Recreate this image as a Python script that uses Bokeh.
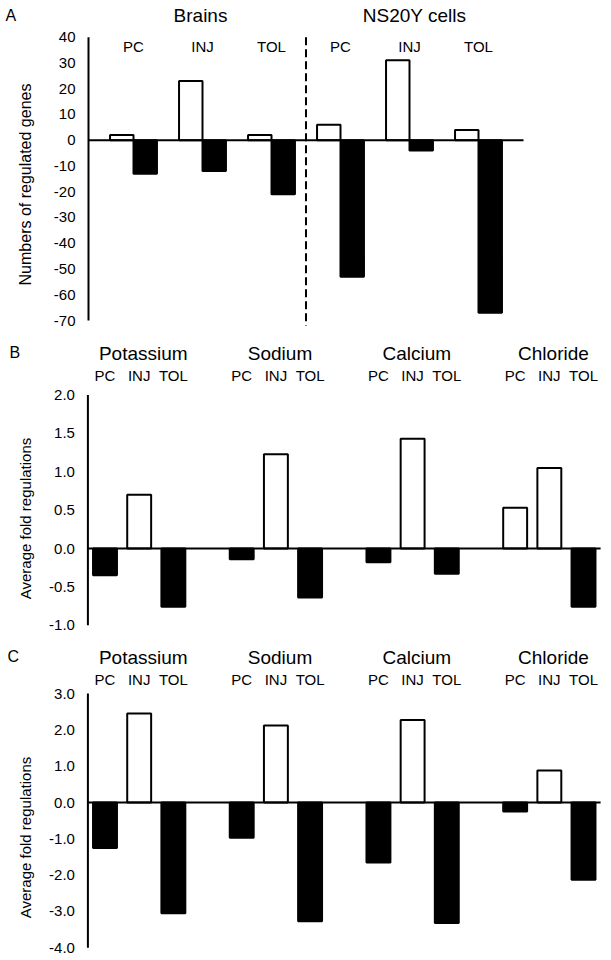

--

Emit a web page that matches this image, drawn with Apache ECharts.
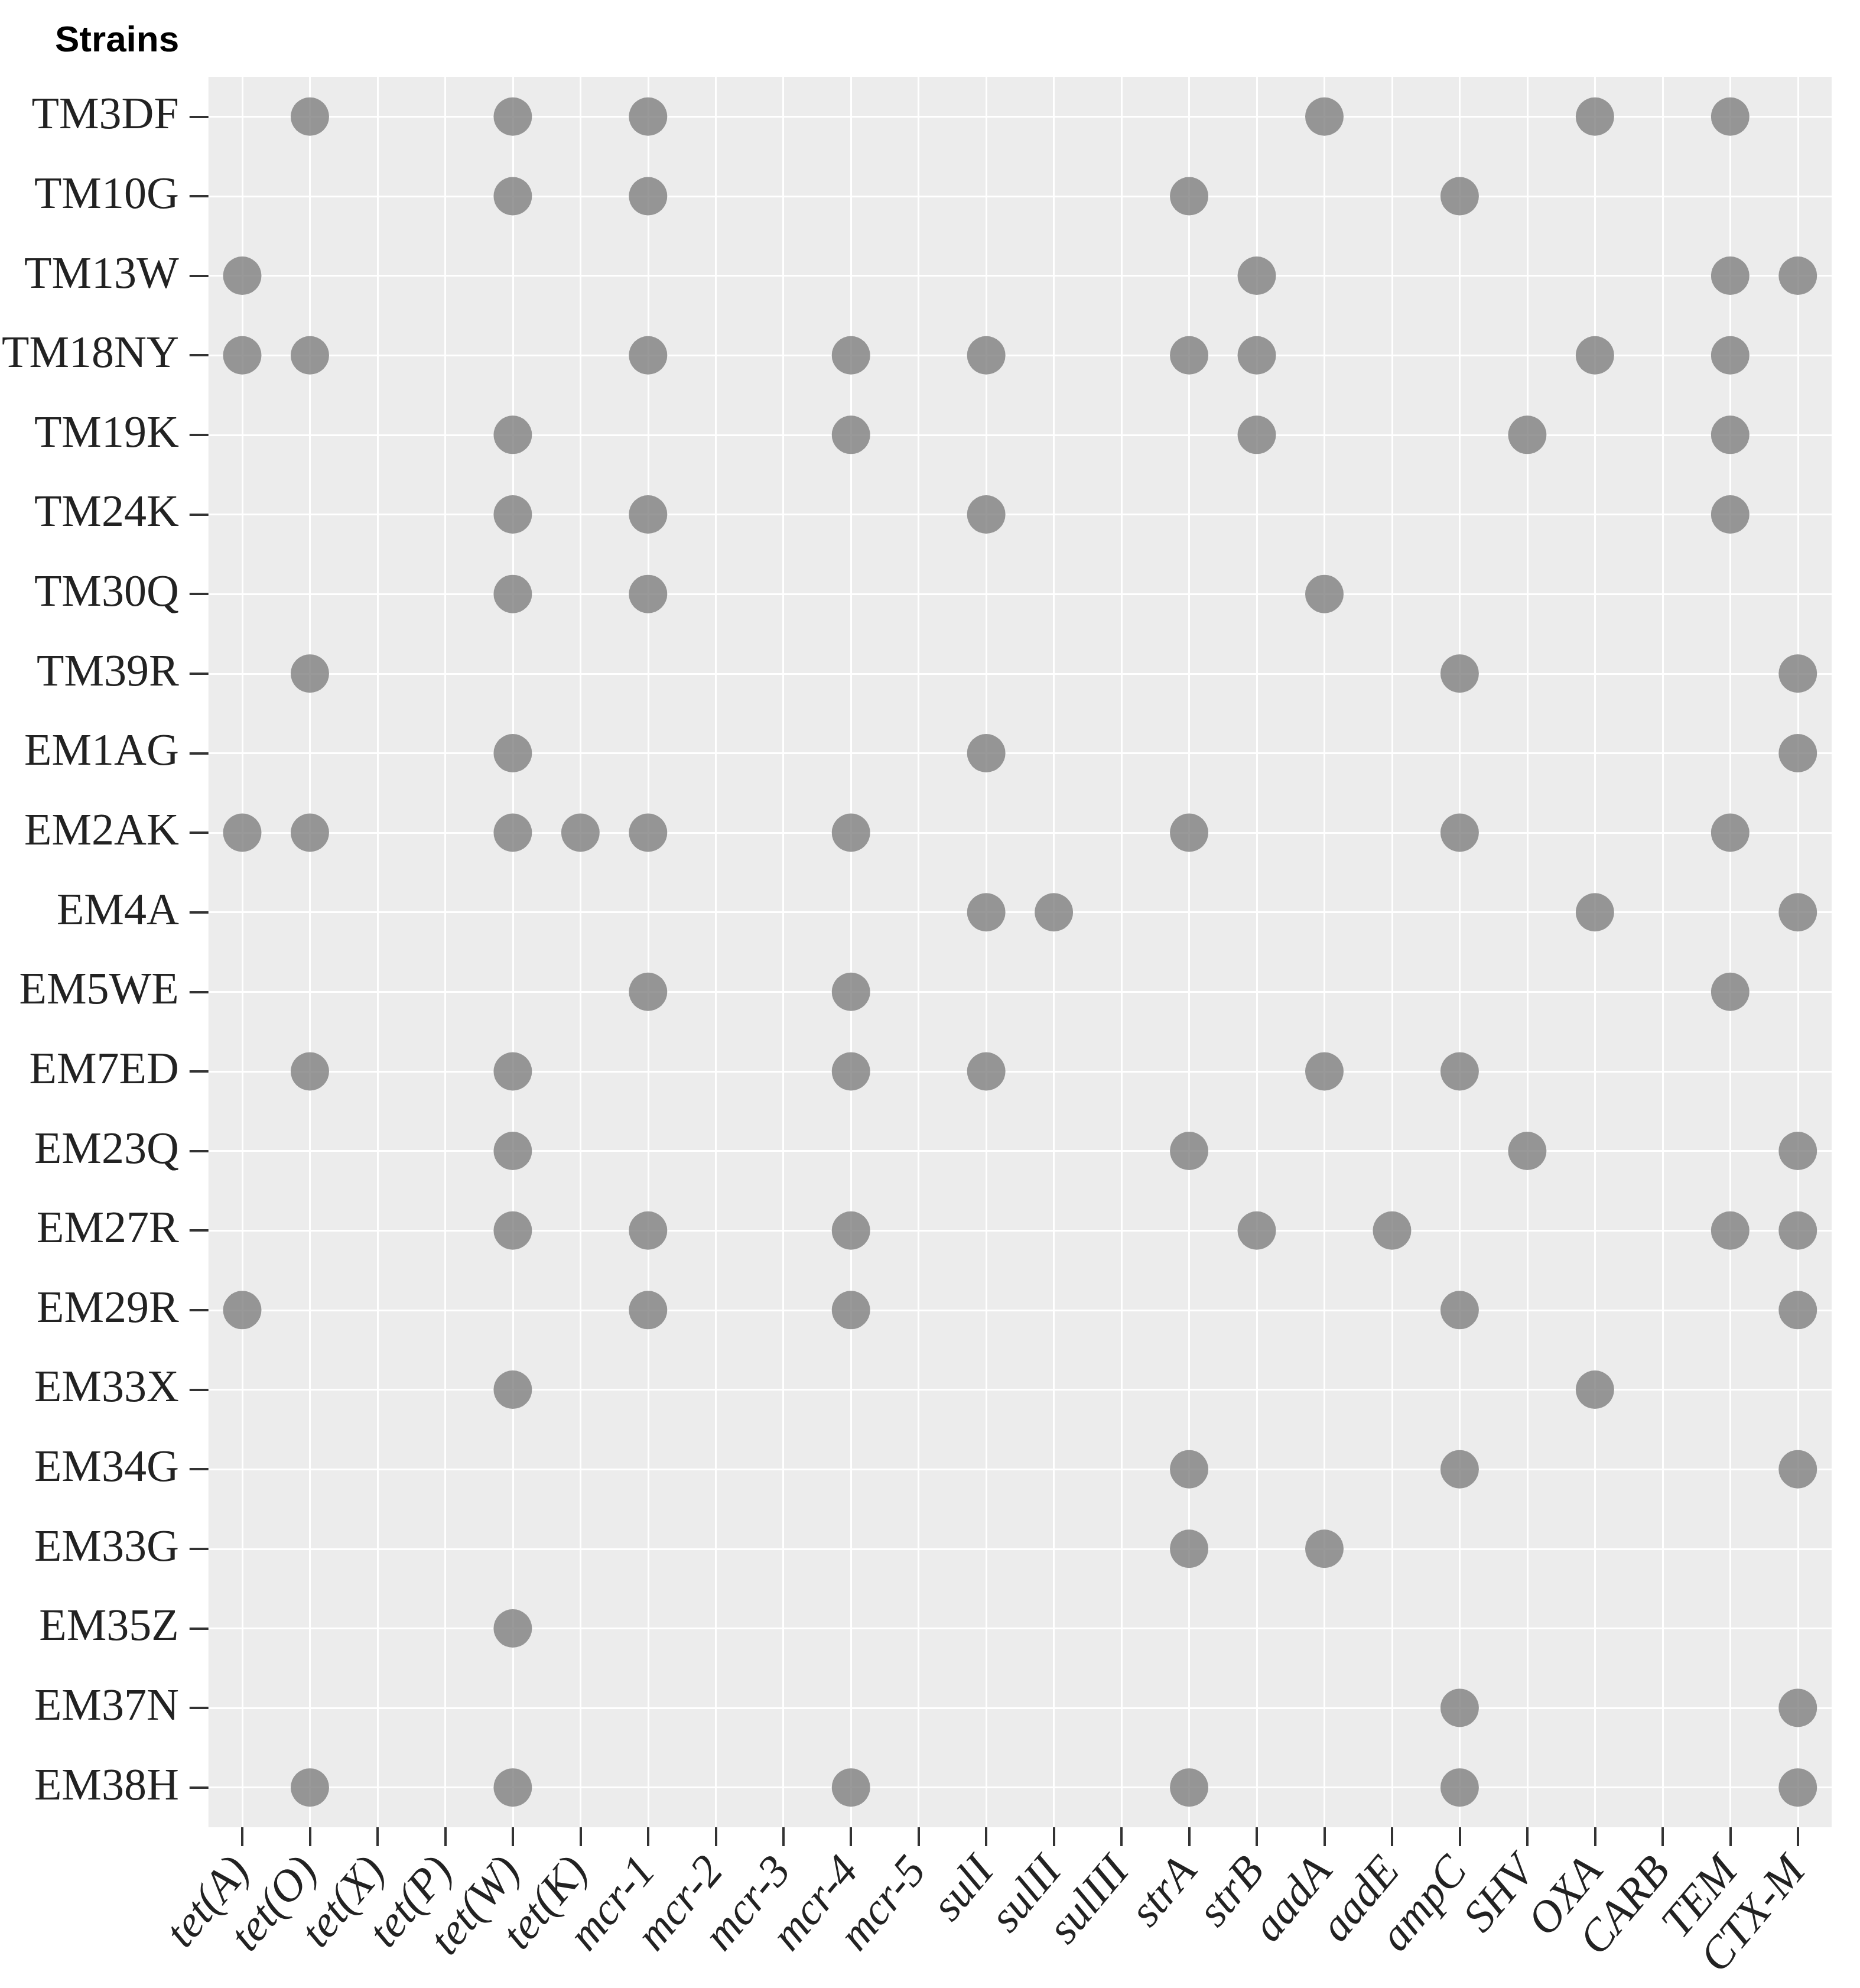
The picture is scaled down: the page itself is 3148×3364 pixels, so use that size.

--

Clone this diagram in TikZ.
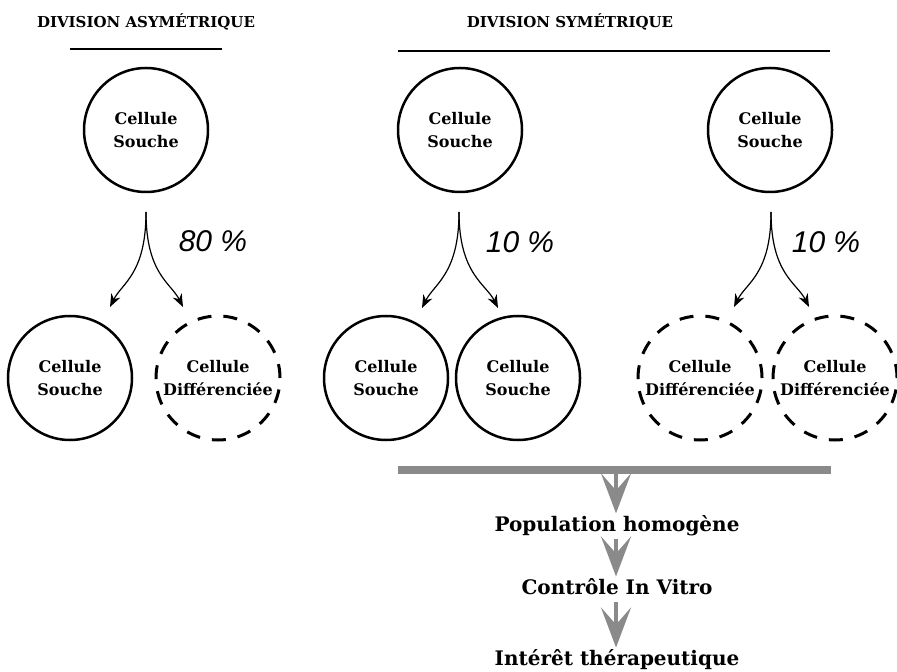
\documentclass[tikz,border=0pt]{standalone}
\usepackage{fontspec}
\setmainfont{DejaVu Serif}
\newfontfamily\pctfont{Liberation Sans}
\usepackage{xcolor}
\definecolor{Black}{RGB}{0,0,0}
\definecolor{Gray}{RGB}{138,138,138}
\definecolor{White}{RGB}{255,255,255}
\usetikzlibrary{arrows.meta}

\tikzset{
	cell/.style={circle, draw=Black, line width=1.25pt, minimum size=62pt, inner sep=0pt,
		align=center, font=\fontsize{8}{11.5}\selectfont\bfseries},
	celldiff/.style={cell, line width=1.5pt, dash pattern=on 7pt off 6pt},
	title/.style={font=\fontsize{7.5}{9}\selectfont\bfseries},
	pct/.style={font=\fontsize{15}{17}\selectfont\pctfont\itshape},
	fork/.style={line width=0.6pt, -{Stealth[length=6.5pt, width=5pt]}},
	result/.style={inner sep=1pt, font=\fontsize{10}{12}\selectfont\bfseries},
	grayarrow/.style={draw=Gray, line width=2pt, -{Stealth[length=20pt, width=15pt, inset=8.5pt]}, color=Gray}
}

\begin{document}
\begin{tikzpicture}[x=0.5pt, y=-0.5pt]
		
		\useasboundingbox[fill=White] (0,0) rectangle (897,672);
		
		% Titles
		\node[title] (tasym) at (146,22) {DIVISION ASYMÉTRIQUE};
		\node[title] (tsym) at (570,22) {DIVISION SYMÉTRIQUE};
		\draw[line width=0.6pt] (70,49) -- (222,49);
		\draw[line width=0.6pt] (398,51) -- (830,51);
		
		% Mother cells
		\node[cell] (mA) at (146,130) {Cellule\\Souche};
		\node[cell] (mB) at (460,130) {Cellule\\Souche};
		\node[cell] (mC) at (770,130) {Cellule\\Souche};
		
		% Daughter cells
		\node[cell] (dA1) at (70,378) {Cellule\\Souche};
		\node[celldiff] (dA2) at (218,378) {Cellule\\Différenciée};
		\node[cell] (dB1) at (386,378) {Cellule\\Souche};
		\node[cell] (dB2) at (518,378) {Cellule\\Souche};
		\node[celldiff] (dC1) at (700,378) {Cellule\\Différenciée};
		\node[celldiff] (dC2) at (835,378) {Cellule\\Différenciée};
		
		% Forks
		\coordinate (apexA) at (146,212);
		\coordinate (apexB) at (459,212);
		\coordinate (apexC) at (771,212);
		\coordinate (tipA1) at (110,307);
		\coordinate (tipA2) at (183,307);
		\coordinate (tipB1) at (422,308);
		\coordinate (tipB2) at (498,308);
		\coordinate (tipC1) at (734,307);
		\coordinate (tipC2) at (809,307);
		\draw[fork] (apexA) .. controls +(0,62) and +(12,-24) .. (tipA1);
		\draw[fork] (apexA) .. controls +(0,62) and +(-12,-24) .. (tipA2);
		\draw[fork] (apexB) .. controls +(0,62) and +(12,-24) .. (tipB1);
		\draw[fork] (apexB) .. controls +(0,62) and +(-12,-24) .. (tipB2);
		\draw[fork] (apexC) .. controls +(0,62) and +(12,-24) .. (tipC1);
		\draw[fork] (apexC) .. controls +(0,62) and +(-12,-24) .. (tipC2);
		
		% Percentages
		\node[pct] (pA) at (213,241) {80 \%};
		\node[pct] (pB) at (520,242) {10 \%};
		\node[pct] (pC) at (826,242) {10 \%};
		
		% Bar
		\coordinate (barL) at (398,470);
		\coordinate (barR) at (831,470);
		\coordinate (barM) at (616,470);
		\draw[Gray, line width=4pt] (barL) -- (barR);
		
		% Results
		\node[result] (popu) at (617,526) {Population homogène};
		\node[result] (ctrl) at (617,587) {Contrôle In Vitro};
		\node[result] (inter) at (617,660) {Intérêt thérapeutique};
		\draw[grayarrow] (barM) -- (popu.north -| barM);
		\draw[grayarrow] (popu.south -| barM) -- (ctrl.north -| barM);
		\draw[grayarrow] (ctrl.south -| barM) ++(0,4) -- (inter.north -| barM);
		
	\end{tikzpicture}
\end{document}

# [The exercise]
Count each line where the string "page" occurs, and write only the number.

# [Written reply]
2